[Problem statement] Can you transcribe the data exactly? Leave the pictures out.

━━━ Collected material

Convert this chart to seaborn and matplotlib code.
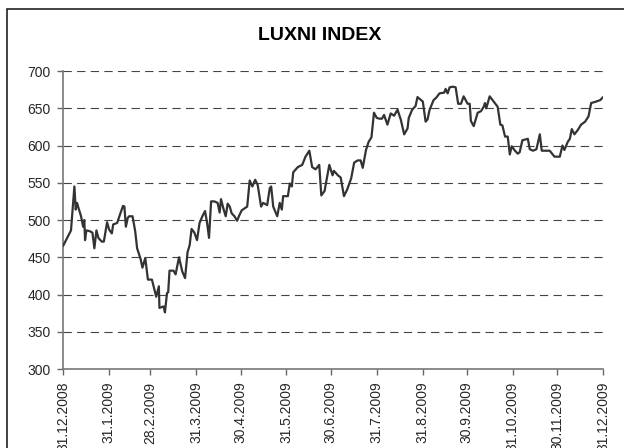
import numpy as np
import pandas as pd
import matplotlib
matplotlib.use("Agg")
import matplotlib.pyplot as plt
import matplotlib.dates as mdates
from matplotlib.patches import Rectangle
import seaborn as sns

# days after 31.12.2008 and index level
days = [0, 5.4, 7.7, 8.6, 9.5, 10.8, 12.2, 13.6, 14.4, 14.9, 15.8, 18.1, 19.9, 21.2,
        22.6, 23.9, 26.2, 27.6, 29.8, 31.2, 33.0, 33.9, 36.6, 38.8, 40.6, 41.5,
        42.5, 43.8, 44.7, 47.0, 48.8, 50.1, 52.4, 53.7, 55.6, 57.4, 60.1, 61.9,
        63.0, 64.8, 65.2, 68.0, 68.9, 70.3, 71.1, 72.0, 74.7, 76.1, 78.4, 80.6,
        82.5, 84.2, 85.6, 86.9, 88.8, 90.6, 92.3, 94.2, 96.0, 97.4, 98.7, 100.1,
        102.3, 104.5, 105.9, 106.8, 108.6, 110.0, 111.3, 112.7, 114.0, 115.9,
        117.7, 119.1, 120.8, 124.5, 126.2, 128.0, 129.9, 131.6, 133.9, 135.3,
        138.0, 139.8, 140.7, 142.1, 144.8, 146.5, 147.9, 148.8, 152.0, 153.3,
        154.7, 155.6, 158.7, 161.7, 163.9, 166.5, 168.4, 170.7, 173.2, 174.6,
        176.8, 180.0, 182.2, 183.1, 185.8, 187.7, 189.9, 192.1, 194.8, 196.8,
        199.2, 201.2, 202.6, 204.8, 206.6, 208.5, 210.2, 212.1, 213.9, 215.6,
        217.0, 219.3, 221.5, 223.8, 226.1, 228.3, 230.6, 232.9, 233.7, 236.0,
        238.3, 239.6, 243.2, 245.1, 246.4, 247.8, 250.5, 252.2, 254.5, 257.7,
        258.6, 260.0, 261.3, 263.5, 265.4, 267.1, 269.0, 270.8, 273.5, 274.9,
        275.7, 277.6, 280.3, 282.5, 284.4, 285.2, 286.1, 288.4, 291.1, 293.8,
        295.6, 297.0, 298.8, 300.6, 302.0, 303.3, 305.1, 307.4, 308.7, 310.5,
        314.2, 315.5, 317.7, 320.0, 322.3, 323.6, 329.0, 332.2, 335.8, 337.6,
        338.9, 341.2, 342.6, 343.9, 345.7, 348.0, 350.2, 352.9, 355.2, 357.0,
        360.4, 363.2, 365.0]
index_level = [465, 486, 545, 514, 523, 514, 505, 491, 500, 473, 486, 485, 483, 462,
               486, 476, 471, 471, 497, 487, 482, 494, 496, 509, 519, 518,
               491, 503, 505, 505, 485, 462, 448, 436, 449, 420, 420, 406,
               397, 411, 382, 384, 376, 402, 403, 432, 432, 427, 450, 431,
               422, 457, 466, 488, 483, 473, 496, 505, 512, 496, 476, 525,
               525, 523, 510, 528, 514, 505, 522, 518, 509, 505,
               499, 506, 513, 518, 553, 545, 554, 547, 518, 523,
               520, 543, 545, 518, 505, 523, 514, 532, 532, 549,
               545, 564, 571, 574, 585, 593, 571, 568, 574, 533,
               539, 574, 560, 566, 560, 557, 532, 541, 556, 577,
               580, 580, 570, 594, 605, 611, 644, 637, 636, 636,
               641, 628, 643, 640, 648, 635, 615, 623, 637, 648,
               653, 665, 659, 632, 635, 648, 661, 664, 670, 671,
               676, 670, 678, 679, 678, 656, 656, 666, 656, 656,
               633, 626, 644, 646, 652, 657, 650, 666, 659, 652,
               628, 627, 612, 612, 588, 599, 594, 589, 591, 607,
               609, 595, 593, 595, 615, 593, 593, 585, 585, 600,
               594, 605, 609, 622, 615, 621, 628, 632, 639, 657,
               659, 661, 665]

tick_labels = ["31.12.2008", "31.1.2009", "28.2.2009", "31.3.2009", "30.4.2009",
               "31.5.2009", "30.6.2009", "31.7.2009", "31.8.2009", "30.9.2009",
               "31.10.2009", "30.11.2009", "31.12.2009"]
y_ticks = [300, 350, 400, 450, 500, 550, 600, 650, 700]

start = pd.Timestamp("2008-12-31")
df = pd.DataFrame({
    "date": start + pd.to_timedelta(days, unit="D"),
    "value": index_level,
})
tick_dates = pd.to_datetime(tick_labels, format="%d.%m.%Y")

sns.set_style("white")
plt.rcParams["font.family"] = ["Liberation Sans", "DejaVu Sans"]
plt.rcParams["lines.scale_dashes"] = False

fig = plt.figure(figsize=(6.24, 4.48), dpi=100)
ax = fig.add_axes([63 / 624, 1 - 369 / 448, 540 / 624, 298 / 448])

# outer frame of the chart area (runs off the right and bottom edge)
fig.patches.append(Rectangle((6.5 / 624, -0.1), 1.2, 1 - 9.5 / 448 + 0.1,
                             transform=fig.transFigure, fill=False,
                             edgecolor="#222222", linewidth=1.2))

for y in y_ticks[1:]:
    ax.axhline(y, color="#444444", linewidth=0.8, linestyle=(0, (6, 3.8)), zorder=1)

sns.lineplot(data=df, x="date", y="value", ax=ax, color="#333333",
             linewidth=1.6, zorder=3)

ax.set_xlim(tick_dates[0], tick_dates[-1])
ax.set_ylim(300, 700)
ax.set_yticks(y_ticks)
ax.set_xticks(tick_dates)
ax.set_xticklabels(tick_labels, rotation=90, fontsize=10)
ax.tick_params(axis="y", labelsize=10, length=4, width=1, color="#666666",
               pad=5, direction="out", left=True)
ax.tick_params(axis="x", length=4, width=1, color="#666666", pad=5,
               direction="out", bottom=True)
for lab in ax.get_xticklabels():
    lab.set_verticalalignment("top")
ax.set_xlabel("")
ax.set_ylabel("")

for side in ["top", "right"]:
    ax.spines[side].set_visible(False)
for side in ["left", "bottom"]:
    ax.spines[side].set_color("#777777")
    ax.spines[side].set_linewidth(1.2)

fig.text(319.5 / 624, 1 - 35 / 448, "LUXNI INDEX", ha="center", va="center",
         fontsize=14, fontweight="bold", color="black")

fig.savefig("out.png", dpi=100)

━━━━━━

[Result of the exercise]
Convert this chart to seaborn and matplotlib code.
import numpy as np
import pandas as pd
import matplotlib
matplotlib.use("Agg")
import matplotlib.pyplot as plt
import matplotlib.dates as mdates
from matplotlib.patches import Rectangle
import seaborn as sns

# days after 31.12.2008 and index level
days = [0, 5.4, 7.7, 8.6, 9.5, 10.8, 12.2, 13.6, 14.4, 14.9, 15.8, 18.1, 19.9, 21.2,
        22.6, 23.9, 26.2, 27.6, 29.8, 31.2, 33.0, 33.9, 36.6, 38.8, 40.6, 41.5,
        42.5, 43.8, 44.7, 47.0, 48.8, 50.1, 52.4, 53.7, 55.6, 57.4, 60.1, 61.9,
        63.0, 64.8, 65.2, 68.0, 68.9, 70.3, 71.1, 72.0, 74.7, 76.1, 78.4, 80.6,
        82.5, 84.2, 85.6, 86.9, 88.8, 90.6, 92.3, 94.2, 96.0, 97.4, 98.7, 100.1,
        102.3, 104.5, 105.9, 106.8, 108.6, 110.0, 111.3, 112.7, 114.0, 115.9,
        117.7, 119.1, 120.8, 124.5, 126.2, 128.0, 129.9, 131.6, 133.9, 135.3,
        138.0, 139.8, 140.7, 142.1, 144.8, 146.5, 147.9, 148.8, 152.0, 153.3,
        154.7, 155.6, 158.7, 161.7, 163.9, 166.5, 168.4, 170.7, 173.2, 174.6,
        176.8, 180.0, 182.2, 183.1, 185.8, 187.7, 189.9, 192.1, 194.8, 196.8,
        199.2, 201.2, 202.6, 204.8, 206.6, 208.5, 210.2, 212.1, 213.9, 215.6,
        217.0, 219.3, 221.5, 223.8, 226.1, 228.3, 230.6, 232.9, 233.7, 236.0,
        238.3, 239.6, 243.2, 245.1, 246.4, 247.8, 250.5, 252.2, 254.5, 257.7,
        258.6, 260.0, 261.3, 263.5, 265.4, 267.1, 269.0, 270.8, 273.5, 274.9,
        275.7, 277.6, 280.3, 282.5, 284.4, 285.2, 286.1, 288.4, 291.1, 293.8,
        295.6, 297.0, 298.8, 300.6, 302.0, 303.3, 305.1, 307.4, 308.7, 310.5,
        314.2, 315.5, 317.7, 320.0, 322.3, 323.6, 329.0, 332.2, 335.8, 337.6,
        338.9, 341.2, 342.6, 343.9, 345.7, 348.0, 350.2, 352.9, 355.2, 357.0,
        360.4, 363.2, 365.0]
index_level = [465, 486, 545, 514, 523, 514, 505, 491, 500, 473, 486, 485, 483, 462,
               486, 476, 471, 471, 497, 487, 482, 494, 496, 509, 519, 518,
               491, 503, 505, 505, 485, 462, 448, 436, 449, 420, 420, 406,
               397, 411, 382, 384, 376, 402, 403, 432, 432, 427, 450, 431,
               422, 457, 466, 488, 483, 473, 496, 505, 512, 496, 476, 525,
               525, 523, 510, 528, 514, 505, 522, 518, 509, 505,
               499, 506, 513, 518, 553, 545, 554, 547, 518, 523,
               520, 543, 545, 518, 505, 523, 514, 532, 532, 549,
               545, 564, 571, 574, 585, 593, 571, 568, 574, 533,
               539, 574, 560, 566, 560, 557, 532, 541, 556, 577,
               580, 580, 570, 594, 605, 611, 644, 637, 636, 636,
               641, 628, 643, 640, 648, 635, 615, 623, 637, 648,
               653, 665, 659, 632, 635, 648, 661, 664, 670, 671,
               676, 670, 678, 679, 678, 656, 656, 666, 656, 656,
               633, 626, 644, 646, 652, 657, 650, 666, 659, 652,
               628, 627, 612, 612, 588, 599, 594, 589, 591, 607,
               609, 595, 593, 595, 615, 593, 593, 585, 585, 600,
               594, 605, 609, 622, 615, 621, 628, 632, 639, 657,
               659, 661, 665]

tick_labels = ["31.12.2008", "31.1.2009", "28.2.2009", "31.3.2009", "30.4.2009",
               "31.5.2009", "30.6.2009", "31.7.2009", "31.8.2009", "30.9.2009",
               "31.10.2009", "30.11.2009", "31.12.2009"]
y_ticks = [300, 350, 400, 450, 500, 550, 600, 650, 700]

start = pd.Timestamp("2008-12-31")
df = pd.DataFrame({
    "date": start + pd.to_timedelta(days, unit="D"),
    "value": index_level,
})
tick_dates = pd.to_datetime(tick_labels, format="%d.%m.%Y")

sns.set_style("white")
plt.rcParams["font.family"] = ["Liberation Sans", "DejaVu Sans"]
plt.rcParams["lines.scale_dashes"] = False

fig = plt.figure(figsize=(6.24, 4.48), dpi=100)
ax = fig.add_axes([63 / 624, 1 - 369 / 448, 540 / 624, 298 / 448])

# outer frame of the chart area (runs off the right and bottom edge)
fig.patches.append(Rectangle((6.5 / 624, -0.1), 1.2, 1 - 9.5 / 448 + 0.1,
                             transform=fig.transFigure, fill=False,
                             edgecolor="#222222", linewidth=1.2))

for y in y_ticks[1:]:
    ax.axhline(y, color="#444444", linewidth=0.8, linestyle=(0, (6, 3.8)), zorder=1)

sns.lineplot(data=df, x="date", y="value", ax=ax, color="#333333",
             linewidth=1.6, zorder=3)

ax.set_xlim(tick_dates[0], tick_dates[-1])
ax.set_ylim(300, 700)
ax.set_yticks(y_ticks)
ax.set_xticks(tick_dates)
ax.set_xticklabels(tick_labels, rotation=90, fontsize=10)
ax.tick_params(axis="y", labelsize=10, length=4, width=1, color="#666666",
               pad=5, direction="out", left=True)
ax.tick_params(axis="x", length=4, width=1, color="#666666", pad=5,
               direction="out", bottom=True)
for lab in ax.get_xticklabels():
    lab.set_verticalalignment("top")
ax.set_xlabel("")
ax.set_ylabel("")

for side in ["top", "right"]:
    ax.spines[side].set_visible(False)
for side in ["left", "bottom"]:
    ax.spines[side].set_color("#777777")
    ax.spines[side].set_linewidth(1.2)

fig.text(319.5 / 624, 1 - 35 / 448, "LUXNI INDEX", ha="center", va="center",
         fontsize=14, fontweight="bold", color="black")

fig.savefig("out.png", dpi=100)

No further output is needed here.